▶ [Data lines]:
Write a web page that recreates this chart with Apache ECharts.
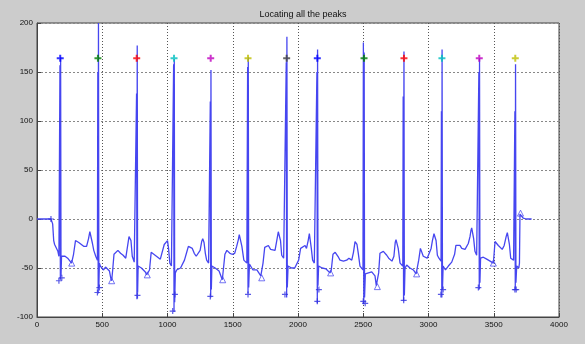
<!DOCTYPE html>
<html>
<head>
<meta charset="utf-8">
<script src="https://cdn.jsdelivr.net/npm/echarts@6/dist/echarts.min.js"></script>
<style>
html,body{margin:0;padding:0;background:#cccccc;}
#chart{width:585px;height:344px;}
</style>
</head>
<body>
<div id="chart"></div>
<script>
// ---- data ----
const titleText = 'Locating all the peaks';
const xTicks = [0, 500, 1000, 1500, 2000, 2500, 3000, 3500, 4000];
const yTicks = [-100, -50, 0, 50, 100, 150, 200];

const ecgX = [0,107,120,128,135,150,160,168,173,176,179,181,184,188,
200,215,235,250,265,280,295,305,320,340,360,380,395,405,415,425,435,450,460,
463,466,469,471,474,478,
485,495,510,525,540,555,565,572,580,590,600,620,640,660,680,695,705,712,720,730,745,755,
760,763,766,768,771,775,
785,800,815,830,840,850,862,875,890,905,925,945,960,975,990,1000,1008,1018,1030,1040,
1044,1047,1050,1052,1055,1060,
1070,1085,1100,1115,1130,1145,1160,1175,1190,1205,1220,1235,1250,1262,1270,1280,1290,1300,1315,
1325,1328,1331,1333,1336,1340,
1350,1365,1380,1395,1410,1420,1428,1440,1455,1466,1478,1495,1515,1530,1543,1550,1560,1570,1585,1600,1608,
1611,1614,1617,1619,1622,1628,
1640,1655,1670,1685,1700,1715,1722,1732,1745,1760,1773,1790,1805,1824,1840,1849,1858,1866,1875,1890,1903,
1907,1910,1913,1915,1918,1924,
1935,1950,1962,1975,1990,2005,2020,2035,2054,2065,2078,2087,2094,2102,2112,2125,2138,
2142,2145,2148,2150,2153,2158,
2169,2185,2200,2215,2230,2245,2255,2268,2285,2297,2310,2322,2335,2348,2360,2373,2390,2412,2425,2437,2445,2452,2462,2475,2490,
2498,2501,2504,2507,2510,2516,
2526,2540,2552,2565,2577,2590,2600,2610,2618,2628,2640,2654,2668,2680,2695,2705,2720,2735,2745,2751,2758,2768,2782,2795,
2803,2806,2809,2812,2815,2820,
2833,2845,2858,2870,2884,2895,2905,2915,2925,2938,2948,2960,2975,2990,3005,3020,3030,3042,3050,3058,3068,3080,3092,
3096,3099,3102,3104,3107,3112,
3120,3130,3140,3152,3165,3178,3190,3200,3210,3222,3241,3255,3267,3280,3292,3305,3318,3325,3331,3338,3346,3356,3369,3378,
3383,3386,3389,3391,3394,3399,
3407,3420,3433,3446,3459,3472,3484,3497,3503,3510,3522,3535,3550,3565,3580,3595,3604,3612,3620,3630,3642,3652,
3659,3662,3665,3667,3670,3676,
3684,3692,3697,3701,3710,3725,3750,3790];

const ecgY = [0,0,-5,-22,-26,-28,-33,-38,-38,157,-62,165,-58,-38,
-40,-38,-40,-42,-45,-36,-22,-20,-24,-26,-28,-28,-20,-13,-14,-25,-32,-38,-40,
-42,150,-76,200,-70,-45,
-48,-50,-52,-49,-50,-53,-60,-63,-52,-36,-34,-32,-35,-37,-40,-38,-18,-16,-22,-38,-44,-45,
-45,128,-82,177,-75,-48,
-46,-50,-52,-54,-57,-58,-52,-34,-35,-37,-39,-41,-40,-26,-24,-22,-30,-45,-48,-48,
-50,158,-95,163,-85,-55,
-52,-54,-50,-48,-42,-35,-28,-28,-30,-35,-38,-40,-32,-23,-20,-24,-35,-42,-45,
-45,120,-80,152,-72,-48,
-48,-50,-52,-53,-55,-62,-60,-36,-32,-31,-35,-36,-35,-28,-21,-16,-14,-28,-42,-44,-45,
-45,155,-76,165,-70,-46,
-48,-52,-51,-52,-54,-58,-60,-45,-29,-27,-27,-31,-32,-32,-20,-13,-12,-22,-37,-40,-42,
-42,160,-80,186,-70,-48,
-47,-50,-52,-50,-50,-42,-30,-28,-27,-30,-22,-15,-16,-30,-42,-45,-46,
-46,150,-86,173,-68,-48,
-49,-50,-50,-51,-53,-55,-52,-36,-34,-35,-39,-42,-41,-43,-41,-42,-40,-42,-34,-23,-22,-26,-35,-48,-50,
-52,180,-87,170,-80,-56,
-56,-55,-55,-54,-55,-58,-68,-69,-55,-35,-34,-33,-35,-37,-40,-42,-43,-38,-24,-21,-22,-30,-45,-47,
-48,125,-84,171,-78,-50,
-47,-49,-50,-51,-52,-53,-56,-55,-42,-30,-28,-38,-39,-40,-38,-30,-22,-15,-15,-22,-37,-40,-42,
-43,110,-80,173,-72,-48,
-50,-52,-52,-48,-46,-44,-43,-36,-27,-25,-27,-30,-32,-31,-32,-25,-18,-12,-9,-11,-20,-33,-37,-38,
-39,150,-72,164,-65,-40,
-38,-39,-40,-41,-42,-43,-43,-45,-35,-23,-25,-27,-29,-31,-27,-18,-14,-16,-26,-40,-41,-42,
-43,110,-72,158,-65,-48,
-50,-50,-45,5,3,1,0,0];

// detected R peaks (coloured + markers)
const peakX = [178,467,764,1050,1331,1617,1913,2148,2506,2812,3103,3389,3665];
const peakY = [164,164,164,164,164,164,164,164,164,164,164,164,164];

// other detected points (blue + markers near the S waves)
const sX = [107,168,190,463,478,770,1040,1057,1328,1617,1900,2148,2160,2500,2515,2810,3095,3112,3382,3662,3672];
const sY = [0,-63,-60,-75,-70,-78,-94,-77,-79,-77,-77,-84,-72,-84,-86,-83,-77,-72,-70,-72,-72];

// blue triangle markers at the troughs
const tX = [266,572,845,1423,1722,2250,2608,2909,3497,3705];
const tY = [-45,-63,-57,-62,-60,-55,-69,-56,-45,6];

// ---- style ----
const peakColors = ['#0000ff','#008000','#ff0000','#00bfbf','#bf00bf','#bfbf00','#404040'];
const plusPath = 'path://M0,5L10,5M5,0L5,10';

const ecg = ecgX.map((x, i) => [x, ecgY[i]]);
const peaks = peakX.map((x, i) => ({
  value: [x, peakY[i]],
  itemStyle: { borderColor: peakColors[i % peakColors.length] }
}));
const sPts = sX.map((x, i) => [x, sY[i]]);
const tPts = tX.map((x, i) => [x, tY[i]]);

const chart = echarts.init(document.getElementById('chart'), null, { renderer: 'canvas' });
const font = 'Liberation Sans, Arial, sans-serif';

chart.setOption({
  backgroundColor: '#cccccc',
  animation: false,
  title: {
    text: titleText,
    left: 298,
    top: 5,
    textAlign: 'center',
    textStyle: { fontFamily: font, fontSize: 9, fontWeight: 'normal', color: '#111' }
  },
  grid: {
    left: 37, top: 23, width: 522, height: 294,
    show: true, backgroundColor: '#ffffff', borderColor: '#444', borderWidth: 1,
    containLabel: false
  },
  xAxis: {
    type: 'value', min: xTicks[0], max: xTicks[xTicks.length - 1], interval: 500,
    axisLine: { show: true, onZero: false, lineStyle: { color: '#444' } },
    axisTick: { show: true, inside: true, length: 4, lineStyle: { color: '#444' } },
    axisLabel: { fontFamily: font, fontSize: 8, color: '#111', margin: 4, formatter: v => String(v) },
    splitLine: { show: true, lineStyle: { color: '#555', type: [1, 2], width: 1 } }
  },
  yAxis: {
    type: 'value', min: yTicks[0], max: yTicks[yTicks.length - 1], interval: 50,
    axisLine: { show: true, onZero: false, lineStyle: { color: '#444' } },
    axisTick: { show: true, inside: true, length: 4, lineStyle: { color: '#444' } },
    axisLabel: { fontFamily: font, fontSize: 8, color: '#111', margin: 4, formatter: v => String(v) },
    splitLine: { show: true, lineStyle: { color: '#888', type: [2, 2], width: 1 } }
  },
  series: [
    {
      type: 'line', data: ecg, symbol: 'none', z: 2,
      lineStyle: { color: '#4646f0', width: 1.3 }
    },
    {
      type: 'scatter', data: sPts, symbol: plusPath, symbolSize: 6, z: 3,
      itemStyle: { color: 'rgba(0,0,0,0)', borderColor: '#3030e0', borderWidth: 1.2 }
    },
    {
      type: 'scatter', data: tPts, symbol: 'triangle', symbolSize: 6, z: 3,
      itemStyle: { color: 'rgba(0,0,0,0)', borderColor: '#5050f0', borderWidth: 1 }
    },
    {
      type: 'scatter', data: peaks, symbol: plusPath, symbolSize: 7, z: 4,
      itemStyle: { color: 'rgba(0,0,0,0)', borderWidth: 2 }
    }
  ]
});
</script>
</body>
</html>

▶ [Brief]: Repeat, word for word and with no pictures, only the lines running from the beginning of the data to the line that contains "const yTicks = [-100, -50, 0, 50, 100, 150, 200];".

▶ [The solution]:
Write a web page that recreates this chart with Apache ECharts.
<!DOCTYPE html>
<html>
<head>
<meta charset="utf-8">
<script src="https://cdn.jsdelivr.net/npm/echarts@6/dist/echarts.min.js"></script>
<style>
html,body{margin:0;padding:0;background:#cccccc;}
#chart{width:585px;height:344px;}
</style>
</head>
<body>
<div id="chart"></div>
<script>
// ---- data ----
const titleText = 'Locating all the peaks';
const xTicks = [0, 500, 1000, 1500, 2000, 2500, 3000, 3500, 4000];
const yTicks = [-100, -50, 0, 50, 100, 150, 200];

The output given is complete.